What can B2B brands learn from Adidas’ mistakes?

When people think of world-renowned sportswear giants (and big comms spenders) like Adidas, they probably don’t think of brands that are reaching around in the dark when it comes to their marketing efforts. However, until 2016 the sports giant didn’t even do any brand tracking and didn’t know what was effective in driving sales.

And the steps it took to correct this, and the lessons it learnt along the way, provide some great learnings for any brand in the B2B world. In particular, Adidas’ marketing missteps provide valuable lessons for B2B comms professionals seeking to improve their own marketing effectiveness.

What was the issue?

In short, Adidas had been focusing too heavily on supposed ‘marketing efficiency measures’, such as reducing spend and optimising media buying, while overlooking the importance of marketing effectiveness.

This had led to short-termism and an over focus on any tactic that was most obviously connected to a sale, rather than looking at the wider picture of how people where engaging with the brand across a longer sales journey.

Adidas’ Global Media Director, Simon Peel, summed up: “We didn’t have any kind of econometric modelling – our attribution modelling was based on last click; we didn’t do brand tracking. So, all of the basics that exist to show you how much you should be spending on marketing didn’t exist.”

Focus on the emotional connection

As a result, Adidas was overspending on ‘performance’ marketing activities, which were responsible for driving only a fraction of its sales across wholesale, retail, and ecommerce.

In fact, Adidas had been spending only 23% of its marketing budgets on brand and emotionally led advertising, compared with 77% on performance advertising. The company had believed that the primary driver of online sales was product performance, and as a result, it had focused its marketing efforts primarily on product features and benefits.

However, Adidas found through greater analysis that brand activity, such as advertising and social media campaigns, played a more significant role in driving eCommerce sales than it had previously thought. A much more significant role in fact. Brand activity was found to be responsible for driving a huge 65% of sales across wholesale, retail, and eCommerce.
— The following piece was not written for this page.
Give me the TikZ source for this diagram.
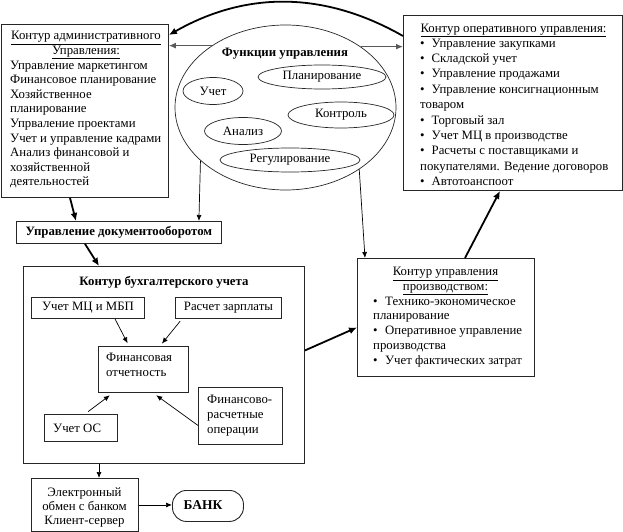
\documentclass[tikz,border=0pt]{standalone}
\usepackage{fontspec}
\setmainfont{Liberation Serif}
\usetikzlibrary{arrows.meta,shapes.geometric}
\begin{document}
\begin{tikzpicture}[x=1pt,y=-1pt,
  every node/.style={inner sep=0pt, font=\fontsize{12.8}{14.6}\selectfont},
  box/.style={draw=black!85, line width=0.9pt, anchor=north west},
  ell/.style={ellipse, draw=black!85, line width=0.7pt, fill=white},
  bigarrow/.style={line width=1.8pt, -{Latex[length=8pt,width=7pt]}},
  smallarrow/.style={line width=0.7pt, -{Latex[length=6pt,width=5pt]}},
  grayarrow/.style={line width=1.2pt, draw=black!65, -{Latex[length=7pt,width=6pt]}},
  boldtxt/.style={font=\fontsize{12.8}{14.6}\selectfont\bfseries},
]
\useasboundingbox (0,0) rectangle (623,532);

% administrative contour
\node[box, minimum width=167pt, minimum height=173pt] (adm) at (1,24) {};
\node[align=center, anchor=north] (admt) at (86,31) {\underline{Контур административного}\\\underline{Управления:}};
\node[align=left, anchor=north west] (admb) at (10,60.5) {Управление маркетингом\\Финансовое планирование\\Хозяйственное\\планирование\\Упрваление проектами\\Учет и управление кадрами\\Анализ финансовой и\\хозяйственной\\деятельностей};

% operational contour
\node[box, minimum width=219pt, minimum height=175pt] (ops) at (403,15) {};
\node[align=center, anchor=north] (opst) at (513.5,23.5) {\underline{Контур оперативного управления:}};
\node[align=left, anchor=north west, font=\fontsize{12.8}{15.4}\selectfont] (opsb) at (420,38.5) {\textbullet\hspace{7pt}Управление закупками\\
\textbullet\hspace{7pt}Складской учет\\
\textbullet\hspace{7pt}Управление продажами\\
\textbullet\hspace{7pt}Управление консигнационным\\
товаром\\
\textbullet\hspace{7pt}Торговый зал\\
\textbullet\hspace{7pt}Учет МЦ в производстве\\
\textbullet\hspace{7pt}Расчеты с поставщиками и\\
покупателями. Ведение договоров\\
\textbullet\hspace{7pt}Автотоанспоот};

% management functions
\node[ell, minimum width=221pt, minimum height=165pt] (fun) at (285.5,107.5) {};
\node[boldtxt] (funt) at (285,54) {Функции управления};
\node[ell, minimum width=60pt, minimum height=27pt] (uchet) at (213,91) {Учет};
\node[ell, minimum width=128pt, minimum height=24pt] (plan) at (322,77) {Планирование};
\node[ell, minimum width=106pt, minimum height=26pt] (kontr) at (341,115) {Контроль};
\node[ell, minimum width=77pt, minimum height=27pt] (anal) at (243,131) {Анализ};
\node[ell, minimum width=140pt, minimum height=24pt] (reg) at (290,160) {Регулирование};

% document flow
\node[box, boldtxt, minimum width=205pt, minimum height=22pt] (doc) at (16,221) {Управление документооборотом};

% accounting contour
\node[box, minimum width=281pt, minimum height=197pt] (acc) at (23,266) {};
\node[boldtxt] (acct) at (164,282) {Контур бухгалтерского учета};
\node[box, minimum width=113pt, minimum height=21pt] (mcz) at (31,297) {Учет МЦ и МБП};
\node[box, minimum width=106pt, minimum height=21pt] (zp) at (175,297) {Расчет зарплаты};
\node[box, minimum width=90pt, minimum height=46pt] (fin) at (98,346) {};
\node[align=left, anchor=north west, font=\fontsize{12.8}{15}\selectfont] (fint) at (106,353) {Финансовая\\отчетность};
\node[box, minimum width=73pt, minimum height=27pt] (os) at (44,414) {};
\node[anchor=west] (ost) at (53,428.5) {Учет ОС};
\node[box, minimum width=84pt, minimum height=57pt] (fr) at (198,387) {};
\node[align=left, anchor=north west, font=\fontsize{12.8}{15}\selectfont] (frt) at (207,395) {Финансово-\\расчетные\\операции};

% electronic exchange and bank
\node[box, minimum width=107pt, minimum height=53pt] (el) at (31,478) {};
\node[align=center, font=\fontsize{12.8}{14}\selectfont] (elt) at (84.5,507) {Электронный\\обмен с банком\\Клиент-сервер};
\node[draw=black!85, line width=0.9pt, rounded corners=14pt, anchor=north west, minimum width=71pt, minimum height=31pt] (bank) at (172,490) {};
\node[font=\fontsize{13.5}{15}\selectfont\bfseries] (bankt) at (203,505.5) {БАНК};

% production contour
\node[box, minimum width=177pt, minimum height=118pt] (prod) at (357,258) {};
\node[align=center, anchor=north, font=\fontsize{12.8}{14.8}\selectfont] (prodt) at (445.5,267) {\underline{Контур управления}\\\underline{производством:}};
\node[align=left, anchor=north west, font=\fontsize{12.8}{14.8}\selectfont] (prodb) at (373,296.5) {\textbullet\hspace{7.5pt}Технико-экономическое\\
планирование\\
\textbullet\hspace{7.5pt}Оперативное управление\\
производства\\
\textbullet\hspace{7.5pt}Учет фактических затрат};

% connectors
\draw[bigarrow] ([yshift=-21pt]ops.north west) .. controls (324,-9) and (246,-9) .. ([yshift=-11pt]adm.north east);
\draw[grayarrow] (fun.140.2) -- (fun.140.2 -| adm.east);
\draw[grayarrow] (fun.39.8) -- (fun.39.8 -| ops.west);
\draw[smallarrow] (fun.212.5) -- ([xshift=-23pt]doc.north east);
\draw[smallarrow] (fun.320) -- ([xshift=8pt]prod.north west);
\draw[bigarrow] ([xshift=69pt]adm.south west) -- ([xshift=60pt]doc.north west);
\draw[bigarrow] ([xshift=69pt]doc.south west) -- ([xshift=76pt]acc.north west);
\draw[bigarrow] ([yshift=14.5pt]acc.east) -- ([yshift=-10pt]prod.west);
\draw[bigarrow] ([xshift=108pt]prod.north west) -- ([xshift=97pt]ops.south west);
\draw[smallarrow, shorten >=3pt] ([xshift=84pt]mcz.south west) -- ([xshift=31pt]fin.north west);
\draw[smallarrow, shorten <=3pt, shorten >=3pt] ([xshift=7pt]zp.south west) -- ([xshift=62pt]fin.north west);
\draw[smallarrow, shorten <=4pt, shorten >=4pt] ([xshift=41pt]os.north west) -- ([xshift=15pt]fin.south west);
\draw[smallarrow, shorten >=4pt] ([yshift=-9.5pt]fr.west) -- ([xshift=55pt]fin.south west);
\draw[smallarrow] ([xshift=76pt]acc.south west) -- ([xshift=76pt]acc.south west |- el.north);
\draw[smallarrow] (el.east) -- (el.east -| bank.west);
\end{tikzpicture}
\end{document}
To refocus its marketing strategy, Adidas began investing in emotionally-led brand comms that resonated with its target audience, and creating a consistent brand experience across all touchpoints.

Which is where the lessons come in.

At the simplest level, B2B brands need to review and reassess the potential of brand building and emotive comms as a tool to generate connections and drive sales. We know that emotionally-led brand comms that resonates with their target audience is something that is underutilised across the board in B2B, but which when employed correctly can create a more impactful and engaging brand experience that drives customer loyalty and ultimately, revenue.

After all, research from Google and CEB has found that B2B customers are significantly more emotionally connected with their vendors and service providers than consumers. Which makes sense – B2B purchases are usually complex, expensive and risky (thus the ‘nobody ever got fired for buying IBM’ saying).

And there’s no emotional connection more important than one that is focused on providing trust and reassurance when someone is anxious. So emotive marketing can really help B2B brands stand out from the competition.

Attribution where attribution’s due

Adidas also realised it had been focusing too much on last-touch attribution modelling. In Adidas’ case, that meant an overfocus on digital attribution which was leading to over-indexing on perceived ‘conversion’ tactics and channels such as AdWords.

When Adidas switched to econometric modelling it found that it had been investing in all the wrong places. It was in fact higher up the funnel activity as a video (which typically doesn’t do very well in last-touch attribution), and out of home and cinema, as they were the channels actually building connections and driving ecommerce sales.

This is particularly important in the B2B world, where attribution can all too often fall solely (or mainly) with sales teams.

But given that B2B buyers are often 57% – 70% through their buying research before they even contact sales representatives, we know that there are a lot of other marketing activities doing a lot of the heavy lifting that they don’t get the credit for. And if no effort is placed on understand what these activities are and how relatively important they are in the decision-making process, B2B brands are missing out on growth opportunities.

So, it’s important to develop attribution models that can provide an understanding the full buyer journey and which can provide adequate credit to top of funnel tactics that generate the interest and preference that ultimately converts to sales.

Summing up

So, there you go. Even the biggest of brands can make fundamental mistakes in their marketing approaches. But when they get around to sorting it out, the lessons really are invaluable for all marketers, regardless of size or sector.